France - des résultats électoraux truqués pour créer de fausses impressions
Par Dimitris Konstantakopoulos, le 9 juillet 2024, Defend Democracy Press
J'écoute une grande station de radio d'information à Athènes. Le "directeur des informations internationales" de la radio s'exprime. Il dit que l'extrême droite de Le Pen a obtenu 11 millions de voix et le Front populaire de gauche sept millions. Il omet cependant d'expliquer aux auditeurs que les résultats dont il parle ne reflètent pas le rapport de forces réel entre la gauche et l'extrême-droite.
Ce genre d'"informations" domine aujourd'hui en Grèce et au-delà.
La sympathie habituellement dissimulée pour l'extrême droite et l'hostilité à l'égard de la gauche sont telles que nous avons assisté, en Grèce, en France et au niveau international, à une tentative systématique de gonfler les résultats électoraux de l'extrême droite tout en sous-estimant ceux du Front populaire et en déformant également la signification du vote français.
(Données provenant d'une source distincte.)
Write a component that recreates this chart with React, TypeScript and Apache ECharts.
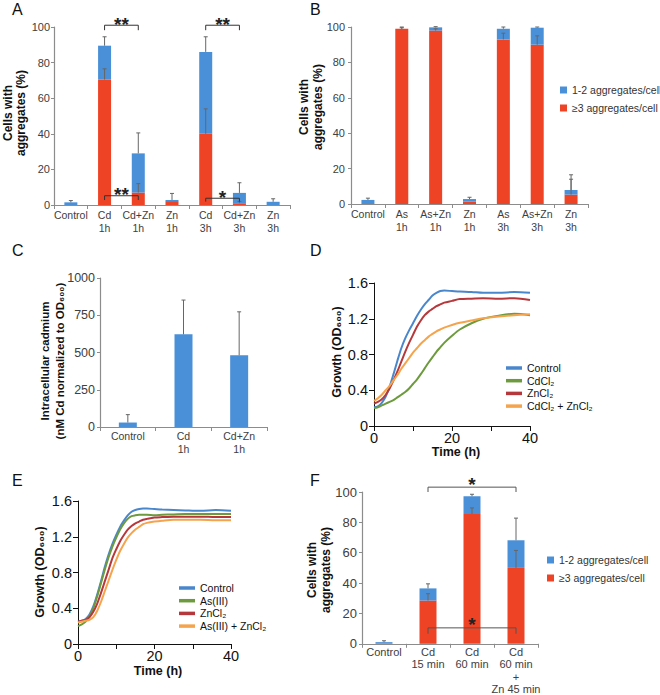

(Selon toutes les indications, une "conspiration" est déjà en cours en France même, une tentative de renverser le résultat de l'élection, avec une sorte de défection. Parmi les scénarios "en jeu" figurent l'attribution du poste de Premier ministre à une personne extérieure à la France insoumise, la plus grande force du nouveau Front populaire ; il pourrait s'agir du chef du parti socialiste ou écologiste, ou même de l'ancien président Hollande, le tout accompagné d'une éventuelle scission du Front populaire et du ralliement d'une partie de ce dernier au camp de Macron. Dans le même temps, la quasi-totalité des médias poursuit ses attaques acharnées contre le leader du Front populaire).
Lorsque Macron a dissous l'Assemblée nationale française le 9 mai, tout le monde s'attendait à un triomphe électoral du Rassemblement national. C'était probablement l'objectif de ceux qui ont poussé Macron à dissoudre l'Assemblée nationale. Alors que toutes les prévisions ont été démenties et qu'au lieu d'un triomphe de Le Pen, nous avons eu une grande victoire politico-électorale de la gauche avec Jean-Luc Mélenchon, on est à deux doigts de nous dire que le Front populaire a perdu !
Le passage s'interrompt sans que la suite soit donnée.